──────── Data section

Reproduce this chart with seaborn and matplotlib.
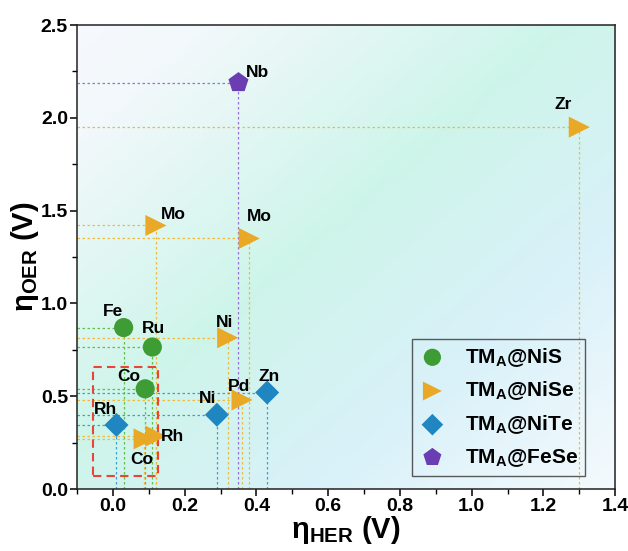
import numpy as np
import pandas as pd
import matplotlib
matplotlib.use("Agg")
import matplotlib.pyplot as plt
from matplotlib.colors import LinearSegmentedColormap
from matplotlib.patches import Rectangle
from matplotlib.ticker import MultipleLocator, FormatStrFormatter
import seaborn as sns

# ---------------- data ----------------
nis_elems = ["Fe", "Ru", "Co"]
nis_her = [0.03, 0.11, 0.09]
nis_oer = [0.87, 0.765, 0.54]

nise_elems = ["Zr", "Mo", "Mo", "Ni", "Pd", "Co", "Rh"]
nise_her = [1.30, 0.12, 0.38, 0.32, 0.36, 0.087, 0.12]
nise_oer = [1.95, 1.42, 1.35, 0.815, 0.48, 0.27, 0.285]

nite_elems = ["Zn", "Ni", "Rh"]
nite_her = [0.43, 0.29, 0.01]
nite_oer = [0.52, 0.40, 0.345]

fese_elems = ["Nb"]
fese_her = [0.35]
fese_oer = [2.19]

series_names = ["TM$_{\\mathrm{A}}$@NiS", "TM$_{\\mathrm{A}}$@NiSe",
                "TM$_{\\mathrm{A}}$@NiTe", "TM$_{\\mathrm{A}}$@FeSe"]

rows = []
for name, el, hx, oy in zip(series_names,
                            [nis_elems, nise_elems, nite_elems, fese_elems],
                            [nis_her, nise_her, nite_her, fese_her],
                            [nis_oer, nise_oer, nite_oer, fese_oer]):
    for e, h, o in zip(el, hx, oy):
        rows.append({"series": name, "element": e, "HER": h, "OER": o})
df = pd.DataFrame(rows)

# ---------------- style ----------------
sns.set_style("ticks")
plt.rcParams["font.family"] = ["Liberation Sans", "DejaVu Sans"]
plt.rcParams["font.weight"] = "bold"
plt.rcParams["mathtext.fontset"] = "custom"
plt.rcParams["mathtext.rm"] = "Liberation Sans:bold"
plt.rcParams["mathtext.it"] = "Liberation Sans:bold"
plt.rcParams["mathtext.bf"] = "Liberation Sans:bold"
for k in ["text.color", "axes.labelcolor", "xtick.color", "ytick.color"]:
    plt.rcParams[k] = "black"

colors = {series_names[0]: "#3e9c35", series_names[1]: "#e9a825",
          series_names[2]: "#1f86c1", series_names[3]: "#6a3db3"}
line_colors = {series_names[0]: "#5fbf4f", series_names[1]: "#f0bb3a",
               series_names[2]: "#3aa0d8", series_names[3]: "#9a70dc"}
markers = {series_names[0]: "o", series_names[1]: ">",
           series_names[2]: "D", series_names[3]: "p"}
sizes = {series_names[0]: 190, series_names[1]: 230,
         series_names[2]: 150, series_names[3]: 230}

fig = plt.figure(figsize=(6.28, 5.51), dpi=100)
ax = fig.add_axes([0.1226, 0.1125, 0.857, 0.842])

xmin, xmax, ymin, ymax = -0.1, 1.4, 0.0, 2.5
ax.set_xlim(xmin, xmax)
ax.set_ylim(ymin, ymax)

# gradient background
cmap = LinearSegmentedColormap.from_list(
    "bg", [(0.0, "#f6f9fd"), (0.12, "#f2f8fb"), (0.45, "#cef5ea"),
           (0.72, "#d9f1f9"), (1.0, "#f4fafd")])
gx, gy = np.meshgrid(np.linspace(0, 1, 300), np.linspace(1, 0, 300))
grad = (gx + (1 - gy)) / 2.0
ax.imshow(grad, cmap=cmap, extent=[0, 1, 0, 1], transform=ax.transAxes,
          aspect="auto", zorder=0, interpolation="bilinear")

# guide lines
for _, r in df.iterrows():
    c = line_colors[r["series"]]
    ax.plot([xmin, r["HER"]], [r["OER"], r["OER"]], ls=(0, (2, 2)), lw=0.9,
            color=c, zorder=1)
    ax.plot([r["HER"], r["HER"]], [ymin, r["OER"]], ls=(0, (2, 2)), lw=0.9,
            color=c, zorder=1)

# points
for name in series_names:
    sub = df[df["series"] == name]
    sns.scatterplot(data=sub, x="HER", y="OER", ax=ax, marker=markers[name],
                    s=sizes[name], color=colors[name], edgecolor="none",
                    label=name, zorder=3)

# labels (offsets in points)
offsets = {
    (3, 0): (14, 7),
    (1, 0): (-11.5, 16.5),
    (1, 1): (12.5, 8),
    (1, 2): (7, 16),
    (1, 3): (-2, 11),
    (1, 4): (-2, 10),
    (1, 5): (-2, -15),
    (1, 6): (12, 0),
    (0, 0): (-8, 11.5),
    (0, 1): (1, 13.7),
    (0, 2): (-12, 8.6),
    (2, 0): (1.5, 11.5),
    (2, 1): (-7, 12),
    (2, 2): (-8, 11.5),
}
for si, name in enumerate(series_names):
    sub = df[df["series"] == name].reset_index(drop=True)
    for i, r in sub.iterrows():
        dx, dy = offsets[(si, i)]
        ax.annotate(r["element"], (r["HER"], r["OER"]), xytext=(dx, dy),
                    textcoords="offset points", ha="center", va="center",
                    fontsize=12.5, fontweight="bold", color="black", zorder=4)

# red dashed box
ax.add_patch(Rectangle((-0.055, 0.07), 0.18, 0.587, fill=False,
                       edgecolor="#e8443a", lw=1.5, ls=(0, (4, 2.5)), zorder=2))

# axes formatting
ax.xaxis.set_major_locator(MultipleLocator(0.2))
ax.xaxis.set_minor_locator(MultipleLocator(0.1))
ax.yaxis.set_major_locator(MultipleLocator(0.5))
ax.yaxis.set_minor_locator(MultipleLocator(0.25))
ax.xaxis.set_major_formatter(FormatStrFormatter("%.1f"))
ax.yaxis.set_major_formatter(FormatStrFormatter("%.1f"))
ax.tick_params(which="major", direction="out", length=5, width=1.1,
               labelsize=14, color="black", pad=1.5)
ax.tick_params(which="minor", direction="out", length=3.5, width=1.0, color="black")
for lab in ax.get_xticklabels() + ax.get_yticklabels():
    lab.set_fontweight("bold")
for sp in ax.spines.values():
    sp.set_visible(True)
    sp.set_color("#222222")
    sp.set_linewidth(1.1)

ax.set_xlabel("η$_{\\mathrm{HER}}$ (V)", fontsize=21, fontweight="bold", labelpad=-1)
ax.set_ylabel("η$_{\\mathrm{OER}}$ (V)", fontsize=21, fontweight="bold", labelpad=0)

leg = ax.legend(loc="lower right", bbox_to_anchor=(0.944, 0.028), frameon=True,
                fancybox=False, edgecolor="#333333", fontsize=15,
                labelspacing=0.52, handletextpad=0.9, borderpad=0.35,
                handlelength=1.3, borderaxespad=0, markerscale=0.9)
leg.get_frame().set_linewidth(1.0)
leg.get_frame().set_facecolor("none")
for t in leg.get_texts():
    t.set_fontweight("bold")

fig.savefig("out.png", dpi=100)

────────────────

* **What you need to do**:
Begin at the first line of the material and copy each line exactly through the one containing "import seaborn as sns". Omit pictures.

* **Solution below**:
Reproduce this chart with seaborn and matplotlib.
import numpy as np
import pandas as pd
import matplotlib
matplotlib.use("Agg")
import matplotlib.pyplot as plt
from matplotlib.colors import LinearSegmentedColormap
from matplotlib.patches import Rectangle
from matplotlib.ticker import MultipleLocator, FormatStrFormatter
import seaborn as sns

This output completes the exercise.